[Dataset rows]
# # #
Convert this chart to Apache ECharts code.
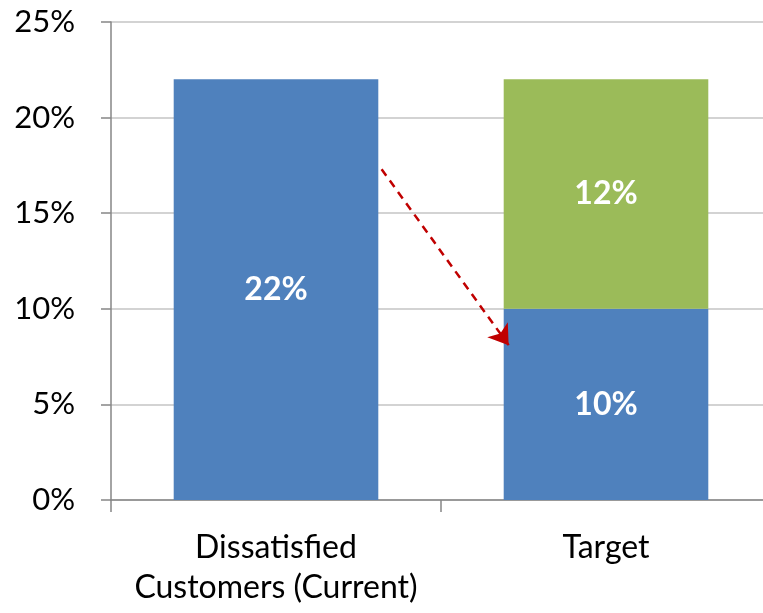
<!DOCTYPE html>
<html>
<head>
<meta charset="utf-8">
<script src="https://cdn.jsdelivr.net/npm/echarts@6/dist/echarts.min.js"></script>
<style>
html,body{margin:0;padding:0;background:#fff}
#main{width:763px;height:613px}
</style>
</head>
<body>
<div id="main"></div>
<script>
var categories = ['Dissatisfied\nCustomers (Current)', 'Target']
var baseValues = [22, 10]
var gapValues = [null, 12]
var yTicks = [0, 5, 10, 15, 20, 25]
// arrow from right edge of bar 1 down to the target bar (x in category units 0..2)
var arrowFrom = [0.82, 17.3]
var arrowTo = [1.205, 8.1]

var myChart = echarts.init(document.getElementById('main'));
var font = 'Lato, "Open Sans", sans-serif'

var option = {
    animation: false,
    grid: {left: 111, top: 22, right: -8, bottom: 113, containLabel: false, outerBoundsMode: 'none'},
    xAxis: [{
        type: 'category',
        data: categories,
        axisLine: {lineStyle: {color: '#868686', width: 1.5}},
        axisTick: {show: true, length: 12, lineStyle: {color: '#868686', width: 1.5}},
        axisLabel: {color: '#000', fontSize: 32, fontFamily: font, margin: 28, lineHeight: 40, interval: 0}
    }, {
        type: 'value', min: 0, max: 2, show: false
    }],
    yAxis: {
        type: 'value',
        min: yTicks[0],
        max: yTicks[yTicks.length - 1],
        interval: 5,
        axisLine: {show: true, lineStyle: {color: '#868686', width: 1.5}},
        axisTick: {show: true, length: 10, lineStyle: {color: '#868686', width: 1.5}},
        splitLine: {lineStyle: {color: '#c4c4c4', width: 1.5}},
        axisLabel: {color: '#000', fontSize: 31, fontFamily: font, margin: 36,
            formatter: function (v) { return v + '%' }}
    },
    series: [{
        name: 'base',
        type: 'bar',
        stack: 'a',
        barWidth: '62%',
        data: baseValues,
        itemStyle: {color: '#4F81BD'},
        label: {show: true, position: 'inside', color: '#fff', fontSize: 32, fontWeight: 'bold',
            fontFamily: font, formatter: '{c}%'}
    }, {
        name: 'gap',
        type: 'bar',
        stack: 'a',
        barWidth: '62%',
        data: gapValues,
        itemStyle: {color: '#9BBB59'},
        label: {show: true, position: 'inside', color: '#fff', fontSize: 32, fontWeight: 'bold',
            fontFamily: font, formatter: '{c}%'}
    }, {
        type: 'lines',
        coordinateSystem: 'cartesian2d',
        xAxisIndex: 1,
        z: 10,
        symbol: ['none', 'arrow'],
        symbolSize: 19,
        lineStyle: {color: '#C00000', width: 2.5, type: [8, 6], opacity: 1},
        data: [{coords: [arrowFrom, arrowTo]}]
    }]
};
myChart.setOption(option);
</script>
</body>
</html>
# # #
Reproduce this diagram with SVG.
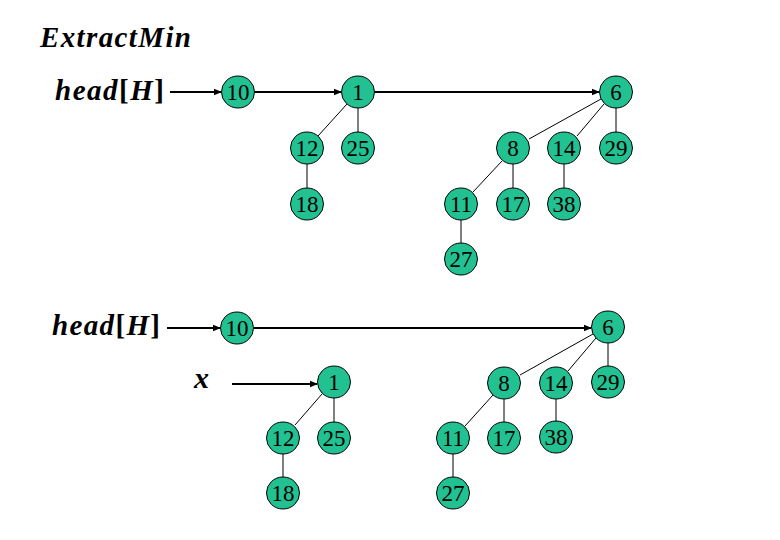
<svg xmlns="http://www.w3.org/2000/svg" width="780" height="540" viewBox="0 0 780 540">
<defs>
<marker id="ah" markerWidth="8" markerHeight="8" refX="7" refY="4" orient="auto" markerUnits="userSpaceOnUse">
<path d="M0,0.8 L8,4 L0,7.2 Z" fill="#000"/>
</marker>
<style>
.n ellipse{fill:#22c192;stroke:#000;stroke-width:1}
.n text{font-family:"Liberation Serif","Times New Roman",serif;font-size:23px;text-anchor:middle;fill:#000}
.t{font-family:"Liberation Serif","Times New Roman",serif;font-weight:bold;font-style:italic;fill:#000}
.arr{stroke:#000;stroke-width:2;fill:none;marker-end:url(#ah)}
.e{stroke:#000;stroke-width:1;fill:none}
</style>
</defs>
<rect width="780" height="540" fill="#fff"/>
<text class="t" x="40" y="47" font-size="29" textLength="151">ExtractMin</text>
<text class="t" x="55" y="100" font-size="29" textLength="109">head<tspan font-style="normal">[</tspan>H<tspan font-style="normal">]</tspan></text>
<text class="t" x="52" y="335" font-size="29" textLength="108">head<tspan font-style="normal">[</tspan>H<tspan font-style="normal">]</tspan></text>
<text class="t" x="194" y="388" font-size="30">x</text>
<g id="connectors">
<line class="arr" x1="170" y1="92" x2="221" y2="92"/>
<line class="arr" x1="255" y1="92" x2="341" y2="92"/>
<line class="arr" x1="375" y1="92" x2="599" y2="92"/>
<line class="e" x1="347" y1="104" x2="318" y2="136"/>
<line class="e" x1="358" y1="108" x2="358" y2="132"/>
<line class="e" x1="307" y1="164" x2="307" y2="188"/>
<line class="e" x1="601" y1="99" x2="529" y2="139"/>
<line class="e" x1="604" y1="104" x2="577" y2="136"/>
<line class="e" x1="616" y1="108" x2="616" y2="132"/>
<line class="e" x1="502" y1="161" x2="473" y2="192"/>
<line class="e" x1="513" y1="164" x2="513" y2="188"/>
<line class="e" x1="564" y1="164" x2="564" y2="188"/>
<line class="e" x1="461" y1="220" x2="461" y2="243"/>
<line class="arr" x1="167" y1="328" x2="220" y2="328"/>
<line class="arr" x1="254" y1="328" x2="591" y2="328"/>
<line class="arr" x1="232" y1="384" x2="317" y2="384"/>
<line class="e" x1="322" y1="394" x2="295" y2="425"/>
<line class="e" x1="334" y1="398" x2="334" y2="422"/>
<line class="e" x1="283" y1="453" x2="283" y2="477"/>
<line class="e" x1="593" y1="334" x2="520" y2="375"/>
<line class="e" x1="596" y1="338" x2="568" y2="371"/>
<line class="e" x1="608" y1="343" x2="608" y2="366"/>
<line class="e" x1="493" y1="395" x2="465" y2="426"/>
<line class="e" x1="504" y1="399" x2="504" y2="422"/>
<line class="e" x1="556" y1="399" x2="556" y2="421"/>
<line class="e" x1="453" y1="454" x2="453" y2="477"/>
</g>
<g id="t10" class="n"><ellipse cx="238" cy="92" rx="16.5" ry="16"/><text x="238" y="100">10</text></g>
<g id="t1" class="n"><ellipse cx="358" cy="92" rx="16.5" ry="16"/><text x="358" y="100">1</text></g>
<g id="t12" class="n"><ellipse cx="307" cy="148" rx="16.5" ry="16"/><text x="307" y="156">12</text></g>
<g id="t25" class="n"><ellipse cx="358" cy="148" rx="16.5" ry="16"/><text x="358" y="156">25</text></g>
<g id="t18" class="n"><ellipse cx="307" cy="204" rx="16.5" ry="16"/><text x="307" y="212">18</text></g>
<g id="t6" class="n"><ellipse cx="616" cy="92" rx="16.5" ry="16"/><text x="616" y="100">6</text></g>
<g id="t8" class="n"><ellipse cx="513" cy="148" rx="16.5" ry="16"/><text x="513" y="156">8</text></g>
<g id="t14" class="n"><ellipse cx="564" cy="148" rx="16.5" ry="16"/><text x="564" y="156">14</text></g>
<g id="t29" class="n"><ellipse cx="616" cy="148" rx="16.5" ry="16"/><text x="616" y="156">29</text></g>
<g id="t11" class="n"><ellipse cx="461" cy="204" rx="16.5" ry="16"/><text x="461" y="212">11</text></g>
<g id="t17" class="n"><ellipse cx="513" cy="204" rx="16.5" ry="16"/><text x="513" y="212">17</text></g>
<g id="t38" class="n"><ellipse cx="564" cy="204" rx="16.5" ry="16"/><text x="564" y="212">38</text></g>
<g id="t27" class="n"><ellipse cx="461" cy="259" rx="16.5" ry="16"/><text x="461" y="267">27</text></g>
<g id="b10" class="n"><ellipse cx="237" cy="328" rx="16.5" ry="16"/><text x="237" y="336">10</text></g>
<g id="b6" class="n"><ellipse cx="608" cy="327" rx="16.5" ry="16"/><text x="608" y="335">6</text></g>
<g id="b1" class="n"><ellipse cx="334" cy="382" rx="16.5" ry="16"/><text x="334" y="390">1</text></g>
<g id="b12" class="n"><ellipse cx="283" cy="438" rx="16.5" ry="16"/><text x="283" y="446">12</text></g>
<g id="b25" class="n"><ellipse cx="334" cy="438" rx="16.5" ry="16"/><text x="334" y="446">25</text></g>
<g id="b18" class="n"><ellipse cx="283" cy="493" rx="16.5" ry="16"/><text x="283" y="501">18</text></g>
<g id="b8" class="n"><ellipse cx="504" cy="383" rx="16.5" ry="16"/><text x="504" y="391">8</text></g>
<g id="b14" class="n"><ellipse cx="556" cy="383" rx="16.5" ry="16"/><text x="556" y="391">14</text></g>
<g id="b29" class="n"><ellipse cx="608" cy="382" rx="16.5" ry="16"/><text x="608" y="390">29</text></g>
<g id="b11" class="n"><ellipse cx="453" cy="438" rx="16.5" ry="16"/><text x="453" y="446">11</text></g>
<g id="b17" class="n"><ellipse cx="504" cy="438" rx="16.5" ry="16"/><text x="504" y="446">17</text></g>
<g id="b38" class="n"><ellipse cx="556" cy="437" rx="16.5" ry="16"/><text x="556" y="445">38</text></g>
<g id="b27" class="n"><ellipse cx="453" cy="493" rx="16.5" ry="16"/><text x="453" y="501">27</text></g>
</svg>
# # #
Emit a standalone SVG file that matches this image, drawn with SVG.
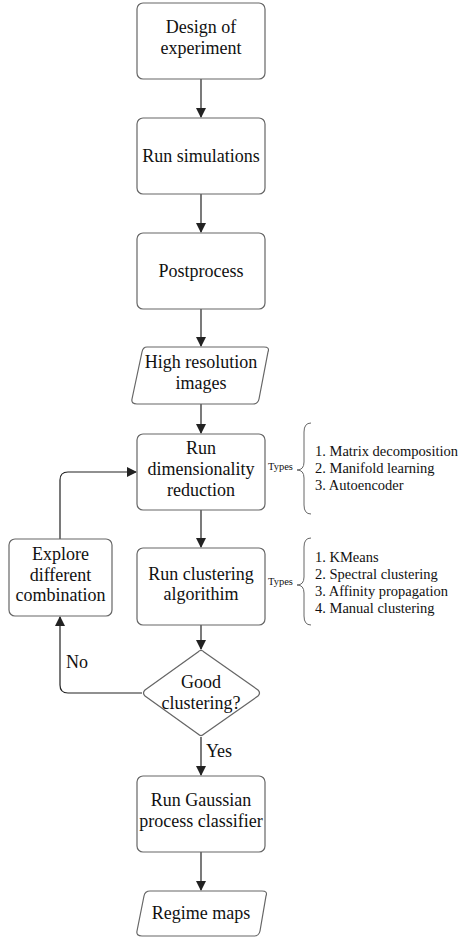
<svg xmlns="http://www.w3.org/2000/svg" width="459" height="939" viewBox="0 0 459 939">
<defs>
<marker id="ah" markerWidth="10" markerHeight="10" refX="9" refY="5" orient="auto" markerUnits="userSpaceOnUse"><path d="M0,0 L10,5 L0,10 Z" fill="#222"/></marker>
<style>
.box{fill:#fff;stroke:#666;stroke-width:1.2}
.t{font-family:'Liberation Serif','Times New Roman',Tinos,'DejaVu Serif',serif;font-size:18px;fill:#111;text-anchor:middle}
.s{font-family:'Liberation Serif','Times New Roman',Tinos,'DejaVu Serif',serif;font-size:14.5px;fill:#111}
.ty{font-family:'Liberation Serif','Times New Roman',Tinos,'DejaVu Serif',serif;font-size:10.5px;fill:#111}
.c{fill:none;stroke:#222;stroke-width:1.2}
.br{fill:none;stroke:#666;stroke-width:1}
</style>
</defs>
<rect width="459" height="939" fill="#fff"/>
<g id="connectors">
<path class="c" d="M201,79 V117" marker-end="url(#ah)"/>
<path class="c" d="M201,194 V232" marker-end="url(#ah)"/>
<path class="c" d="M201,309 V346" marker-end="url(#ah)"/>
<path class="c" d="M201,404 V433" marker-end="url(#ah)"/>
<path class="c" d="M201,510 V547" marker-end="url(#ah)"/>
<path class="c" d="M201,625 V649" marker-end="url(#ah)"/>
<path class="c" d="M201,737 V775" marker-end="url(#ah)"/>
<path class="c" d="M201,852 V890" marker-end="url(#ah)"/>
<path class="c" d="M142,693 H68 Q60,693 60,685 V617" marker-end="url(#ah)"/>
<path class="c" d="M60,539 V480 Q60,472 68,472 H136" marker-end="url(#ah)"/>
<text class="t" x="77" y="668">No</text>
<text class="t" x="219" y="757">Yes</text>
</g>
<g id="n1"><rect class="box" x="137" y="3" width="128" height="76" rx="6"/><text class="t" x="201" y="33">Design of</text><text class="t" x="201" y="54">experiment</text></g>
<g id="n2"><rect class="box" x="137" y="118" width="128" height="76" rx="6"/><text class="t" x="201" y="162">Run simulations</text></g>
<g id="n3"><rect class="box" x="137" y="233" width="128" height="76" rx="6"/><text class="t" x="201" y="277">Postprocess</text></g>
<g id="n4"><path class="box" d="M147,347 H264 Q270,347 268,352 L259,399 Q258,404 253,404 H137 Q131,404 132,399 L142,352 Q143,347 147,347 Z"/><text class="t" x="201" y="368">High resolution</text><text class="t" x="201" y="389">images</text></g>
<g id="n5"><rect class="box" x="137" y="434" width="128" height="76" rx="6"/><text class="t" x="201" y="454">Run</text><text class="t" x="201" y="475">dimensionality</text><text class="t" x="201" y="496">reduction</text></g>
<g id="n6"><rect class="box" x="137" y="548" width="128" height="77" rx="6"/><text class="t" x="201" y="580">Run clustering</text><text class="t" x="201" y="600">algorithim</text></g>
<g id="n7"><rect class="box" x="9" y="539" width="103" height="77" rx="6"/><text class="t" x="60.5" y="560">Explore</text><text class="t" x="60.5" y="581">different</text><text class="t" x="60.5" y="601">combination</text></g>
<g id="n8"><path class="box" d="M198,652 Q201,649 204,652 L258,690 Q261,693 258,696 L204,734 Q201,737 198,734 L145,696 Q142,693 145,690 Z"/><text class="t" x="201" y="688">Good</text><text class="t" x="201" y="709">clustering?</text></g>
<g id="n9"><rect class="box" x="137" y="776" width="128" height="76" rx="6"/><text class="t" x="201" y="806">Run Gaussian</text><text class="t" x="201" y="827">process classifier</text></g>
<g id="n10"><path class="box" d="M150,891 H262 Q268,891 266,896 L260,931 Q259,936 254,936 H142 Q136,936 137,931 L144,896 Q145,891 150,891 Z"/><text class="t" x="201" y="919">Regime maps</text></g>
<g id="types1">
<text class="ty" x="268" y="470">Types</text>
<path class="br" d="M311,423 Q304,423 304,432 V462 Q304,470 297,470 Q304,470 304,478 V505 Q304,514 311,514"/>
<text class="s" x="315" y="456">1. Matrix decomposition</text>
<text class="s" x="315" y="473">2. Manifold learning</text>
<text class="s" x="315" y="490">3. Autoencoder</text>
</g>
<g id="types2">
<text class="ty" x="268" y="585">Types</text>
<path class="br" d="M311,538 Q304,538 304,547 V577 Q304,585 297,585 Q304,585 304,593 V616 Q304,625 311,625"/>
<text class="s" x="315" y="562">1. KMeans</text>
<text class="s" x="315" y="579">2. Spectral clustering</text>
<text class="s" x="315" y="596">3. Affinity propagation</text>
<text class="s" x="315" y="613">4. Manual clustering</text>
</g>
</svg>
# # #
■ WHAT THIS TASK INVOLVES:
Collect every line from the records above that contains the word "with".

■ THE SOLUTION:
Reproduce this diagram with SVG.
Emit a standalone SVG file that matches this image, drawn with SVG.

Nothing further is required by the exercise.